Reproduce every line of the listing as written, apart from the pictures.
• • • • •
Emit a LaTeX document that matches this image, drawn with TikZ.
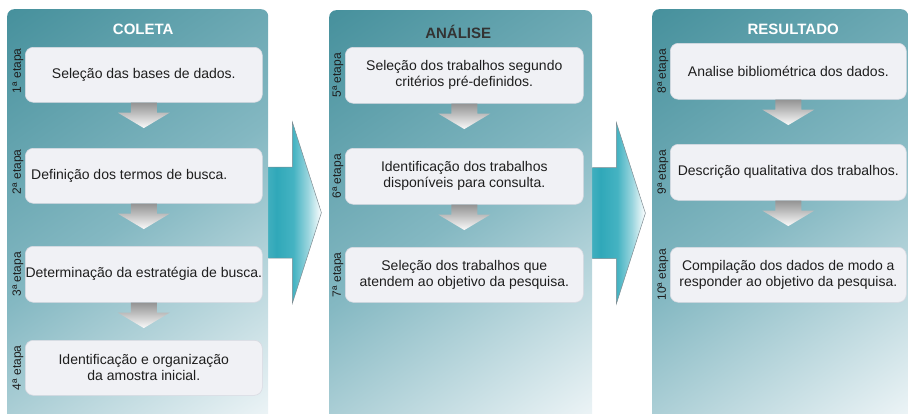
\documentclass[tikz,border=0pt]{standalone}
\usepackage{fontspec}
\setmainfont{Liberation Sans}
\usetikzlibrary{calc,backgrounds}
\definecolor{tealdark}{HTML}{448F9B}
\definecolor{tealmid}{HTML}{84B8C2}
\definecolor{teallight}{HTML}{F2F7F9}
\definecolor{boxfill}{HTML}{F0F1F5}
\definecolor{boxline}{HTML}{D9DAE2}
\definecolor{txt}{HTML}{1E1E1E}
\definecolor{arrline}{HTML}{7E8C92}
\definecolor{arrA}{HTML}{45B1C0}
\definecolor{arrB}{HTML}{30A8B9}
\definecolor{arrC}{HTML}{45B3C2}
\definecolor{arrD}{HTML}{9AD5DE}
\definecolor{greyA}{HTML}{939393}
\definecolor{greyB}{HTML}{CCCCCC}
\definecolor{greyC}{HTML}{FBFBFB}
\definecolor{titledark}{HTML}{333333}
\pgfdeclareverticalshading{panelshade}{100bp}{color(0bp)=(teallight); color(14bp)=(teallight); color(50bp)=(tealmid); color(86bp)=(tealdark); color(100bp)=(tealdark)}
\pgfdeclarehorizontalshading{bigarrshade}{100bp}{color(0bp)=(arrA); color(25bp)=(arrA); color(35bp)=(arrB); color(50bp)=(arrC); color(63bp)=(arrD); color(75bp)=(white); color(100bp)=(white)}
\tikzset{
  panel/.style={shading=panelshade, shading angle=35, rounded corners=7pt, draw=none,
    minimum height=412pt, anchor=north west, inner sep=0pt},
  stepbox/.style={draw=boxline, fill=boxfill, line width=0.6pt, rounded corners=8pt,
    inner xsep=0pt, inner ysep=0pt, align=center, anchor=north west,
    font=\fontsize{14}{16}\selectfont, text=txt},
  etapa/.style={rotate=90, font=\fontsize{12}{13}\selectfont, text=txt, inner sep=0pt},
  paneltitle/.style={font=\fontsize{15}{18}\selectfont\bfseries, inner sep=0pt},
  downarr/.pic={
    \path[shading=axis, top color=greyA, middle color=greyB, bottom color=greyC]
      (-13,0) -- (13,0) -- (13,10) -- (26,10) -- (0,25.5) -- (-26,10) -- (-13,10) -- cycle;
  },
  bigarr/.pic={
    \path[shading=bigarrshade] (-3,-45.5) -- (24,-45.5) -- (24,-90.5) -- (53,0) -- (24,90.5) -- (24,45.5) -- (-3,45.5) -- cycle;
    \draw[arrline, line width=0.5pt, line join=miter] (0,-45.5) -- (24,-45.5) -- (24,-90.5) -- (53,0) -- (24,90.5) -- (24,45.5) -- (0,45.5);
  }
}
\begin{document}
\begin{tikzpicture}[x=1pt, y=-1pt]
\useasboundingbox (0,0) rectangle (908,413);
% panels
\node[panel, minimum width=261pt] (p1) at (7,9) {};
\node[panel, minimum width=263pt] (p2) at (329,10) {};
\node[panel, minimum width=256pt] (p3) at (652,9) {};
% big arrows between panels
\begin{scope}[on background layer]
\pic at ([yshift=2.5pt]p1.east) {bigarr};
\pic at ([yshift=3pt]p2.east) {bigarr};
\end{scope}
% titles
\node[paneltitle, text=white] (h1) at ([xshift=5.5pt, yshift=-20.5pt]p1.north) {COLETA};
\node[paneltitle, text=titledark] (h2) at ([xshift=-2.5pt, yshift=-22pt]p2.north) {ANÁLISE};
\node[paneltitle, text=white] (h3) at ([xshift=13pt, yshift=-20.5pt]p3.north) {RESULTADO};
% COLETA boxes
\node[stepbox, minimum width=237pt, minimum height=55pt] (c1) at (25,47) {Seleção das bases de dados.};
\node[stepbox, minimum width=237pt, minimum height=55pt] (c2) at (25,148) {Definição dos termos de busca.\hspace*{29pt}};
\node[stepbox, minimum width=237pt, minimum height=56pt] (c3) at (25,246) {Determinação da estratégia de busca.};
\node[stepbox, minimum width=237pt, minimum height=55pt] (c4) at (25,340) {Identificação e organização\\da amostra inicial.};
% ANALISE boxes
\node[stepbox, minimum width=238pt, minimum height=56pt] (a1) at (345,47) {Seleção dos trabalhos segundo\\critérios pré-definidos.};
\node[stepbox, minimum width=238pt, minimum height=56pt] (a2) at (345,148) {Identificação dos trabalhos\\disponíveis para consulta.};
\node[stepbox, minimum width=238pt, minimum height=55pt] (a3) at (345,247) {Seleção dos trabalhos que\\atendem ao objetivo da pesquisa.};
% RESULTADO boxes
\node[stepbox, minimum width=236pt, minimum height=56pt] (r1) at (670,43) {Analise bibliométrica dos dados.};
\node[stepbox, minimum width=236pt, minimum height=56pt] (r2) at (670,144) {Descrição qualitativa dos trabalhos.};
\node[stepbox, minimum width=236pt, minimum height=55pt] (r3) at (670,247) {Compilação dos dados de modo a\\responder ao objetivo da pesquisa.};
% small arrows
\pic at (c1.south) {downarr};
\pic at (c2.south) {downarr};
\pic at (c3.south) {downarr};
\pic at (a1.south) {downarr};
\pic at (a2.south) {downarr};
\pic at (r1.south) {downarr};
\pic at (r2.south) {downarr};
% etapa labels
\node[etapa] (e1) at ([xshift=-7pt, yshift=4pt]c1.west) {1ª etapa};
\node[etapa] (e2) at ([xshift=-7pt, yshift=4pt]c2.west) {2ª etapa};
\node[etapa] (e3) at ([xshift=-7pt]c3.west) {3ª etapa};
\node[etapa] (e4) at ([xshift=-7pt]c4.west) {4ª etapa};
\node[etapa] (e5) at ([xshift=-7pt]a1.west) {5ª etapa};
\node[etapa] (e6) at ([xshift=-7pt]a2.west) {6ª etapa};
\node[etapa] (e7) at ([xshift=-7pt]a3.west) {7ª etapa};
\node[etapa] (e8) at ([xshift=-7pt]r1.west) {8ª etapa};
\node[etapa] (e9) at ([xshift=-7pt]r2.west) {9ª etapa};
\node[etapa] (e10) at ([xshift=-7pt]r3.west) {10ª etapa};
\end{tikzpicture}
\end{document}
• • • • •
## ANSWER TO THIS PROBLEM
Emit a LaTeX document that matches this image, drawn with TikZ.
\documentclass[tikz,border=0pt]{standalone}
\usepackage{fontspec}
\setmainfont{Liberation Sans}
\usetikzlibrary{calc,backgrounds}
\definecolor{tealdark}{HTML}{448F9B}
\definecolor{tealmid}{HTML}{84B8C2}
\definecolor{teallight}{HTML}{F2F7F9}
\definecolor{boxfill}{HTML}{F0F1F5}
\definecolor{boxline}{HTML}{D9DAE2}
\definecolor{txt}{HTML}{1E1E1E}
\definecolor{arrline}{HTML}{7E8C92}
\definecolor{arrA}{HTML}{45B1C0}
\definecolor{arrB}{HTML}{30A8B9}
\definecolor{arrC}{HTML}{45B3C2}
\definecolor{arrD}{HTML}{9AD5DE}
\definecolor{greyA}{HTML}{939393}
\definecolor{greyB}{HTML}{CCCCCC}
\definecolor{greyC}{HTML}{FBFBFB}
\definecolor{titledark}{HTML}{333333}
\pgfdeclareverticalshading{panelshade}{100bp}{color(0bp)=(teallight); color(14bp)=(teallight); color(50bp)=(tealmid); color(86bp)=(tealdark); color(100bp)=(tealdark)}
\pgfdeclarehorizontalshading{bigarrshade}{100bp}{color(0bp)=(arrA); color(25bp)=(arrA); color(35bp)=(arrB); color(50bp)=(arrC); color(63bp)=(arrD); color(75bp)=(white); color(100bp)=(white)}
\tikzset{
  panel/.style={shading=panelshade, shading angle=35, rounded corners=7pt, draw=none,
    minimum height=412pt, anchor=north west, inner sep=0pt},
  stepbox/.style={draw=boxline, fill=boxfill, line width=0.6pt, rounded corners=8pt,
    inner xsep=0pt, inner ysep=0pt, align=center, anchor=north west,
    font=\fontsize{14}{16}\selectfont, text=txt},
  etapa/.style={rotate=90, font=\fontsize{12}{13}\selectfont, text=txt, inner sep=0pt},
  paneltitle/.style={font=\fontsize{15}{18}\selectfont\bfseries, inner sep=0pt},
  downarr/.pic={
    \path[shading=axis, top color=greyA, middle color=greyB, bottom color=greyC]
      (-13,0) -- (13,0) -- (13,10) -- (26,10) -- (0,25.5) -- (-26,10) -- (-13,10) -- cycle;
  },
  bigarr/.pic={
    \path[shading=bigarrshade] (-3,-45.5) -- (24,-45.5) -- (24,-90.5) -- (53,0) -- (24,90.5) -- (24,45.5) -- (-3,45.5) -- cycle;
    \draw[arrline, line width=0.5pt, line join=miter] (0,-45.5) -- (24,-45.5) -- (24,-90.5) -- (53,0) -- (24,90.5) -- (24,45.5) -- (0,45.5);
  }
}
\begin{document}
\begin{tikzpicture}[x=1pt, y=-1pt]
\useasboundingbox (0,0) rectangle (908,413);
% panels
\node[panel, minimum width=261pt] (p1) at (7,9) {};
\node[panel, minimum width=263pt] (p2) at (329,10) {};
\node[panel, minimum width=256pt] (p3) at (652,9) {};
% big arrows between panels
\begin{scope}[on background layer]
\pic at ([yshift=2.5pt]p1.east) {bigarr};
\pic at ([yshift=3pt]p2.east) {bigarr};
\end{scope}
% titles
\node[paneltitle, text=white] (h1) at ([xshift=5.5pt, yshift=-20.5pt]p1.north) {COLETA};
\node[paneltitle, text=titledark] (h2) at ([xshift=-2.5pt, yshift=-22pt]p2.north) {ANÁLISE};
\node[paneltitle, text=white] (h3) at ([xshift=13pt, yshift=-20.5pt]p3.north) {RESULTADO};
% COLETA boxes
\node[stepbox, minimum width=237pt, minimum height=55pt] (c1) at (25,47) {Seleção das bases de dados.};
\node[stepbox, minimum width=237pt, minimum height=55pt] (c2) at (25,148) {Definição dos termos de busca.\hspace*{29pt}};
\node[stepbox, minimum width=237pt, minimum height=56pt] (c3) at (25,246) {Determinação da estratégia de busca.};
\node[stepbox, minimum width=237pt, minimum height=55pt] (c4) at (25,340) {Identificação e organização\\da amostra inicial.};
% ANALISE boxes
\node[stepbox, minimum width=238pt, minimum height=56pt] (a1) at (345,47) {Seleção dos trabalhos segundo\\critérios pré-definidos.};
\node[stepbox, minimum width=238pt, minimum height=56pt] (a2) at (345,148) {Identificação dos trabalhos\\disponíveis para consulta.};
\node[stepbox, minimum width=238pt, minimum height=55pt] (a3) at (345,247) {Seleção dos trabalhos que\\atendem ao objetivo da pesquisa.};
% RESULTADO boxes
\node[stepbox, minimum width=236pt, minimum height=56pt] (r1) at (670,43) {Analise bibliométrica dos dados.};
\node[stepbox, minimum width=236pt, minimum height=56pt] (r2) at (670,144) {Descrição qualitativa dos trabalhos.};
\node[stepbox, minimum width=236pt, minimum height=55pt] (r3) at (670,247) {Compilação dos dados de modo a\\responder ao objetivo da pesquisa.};
% small arrows
\pic at (c1.south) {downarr};
\pic at (c2.south) {downarr};
\pic at (c3.south) {downarr};
\pic at (a1.south) {downarr};
\pic at (a2.south) {downarr};
\pic at (r1.south) {downarr};
\pic at (r2.south) {downarr};
% etapa labels
\node[etapa] (e1) at ([xshift=-7pt, yshift=4pt]c1.west) {1ª etapa};
\node[etapa] (e2) at ([xshift=-7pt, yshift=4pt]c2.west) {2ª etapa};
\node[etapa] (e3) at ([xshift=-7pt]c3.west) {3ª etapa};
\node[etapa] (e4) at ([xshift=-7pt]c4.west) {4ª etapa};
\node[etapa] (e5) at ([xshift=-7pt]a1.west) {5ª etapa};
\node[etapa] (e6) at ([xshift=-7pt]a2.west) {6ª etapa};
\node[etapa] (e7) at ([xshift=-7pt]a3.west) {7ª etapa};
\node[etapa] (e8) at ([xshift=-7pt]r1.west) {8ª etapa};
\node[etapa] (e9) at ([xshift=-7pt]r2.west) {9ª etapa};
\node[etapa] (e10) at ([xshift=-7pt]r3.west) {10ª etapa};
\end{tikzpicture}
\end{document}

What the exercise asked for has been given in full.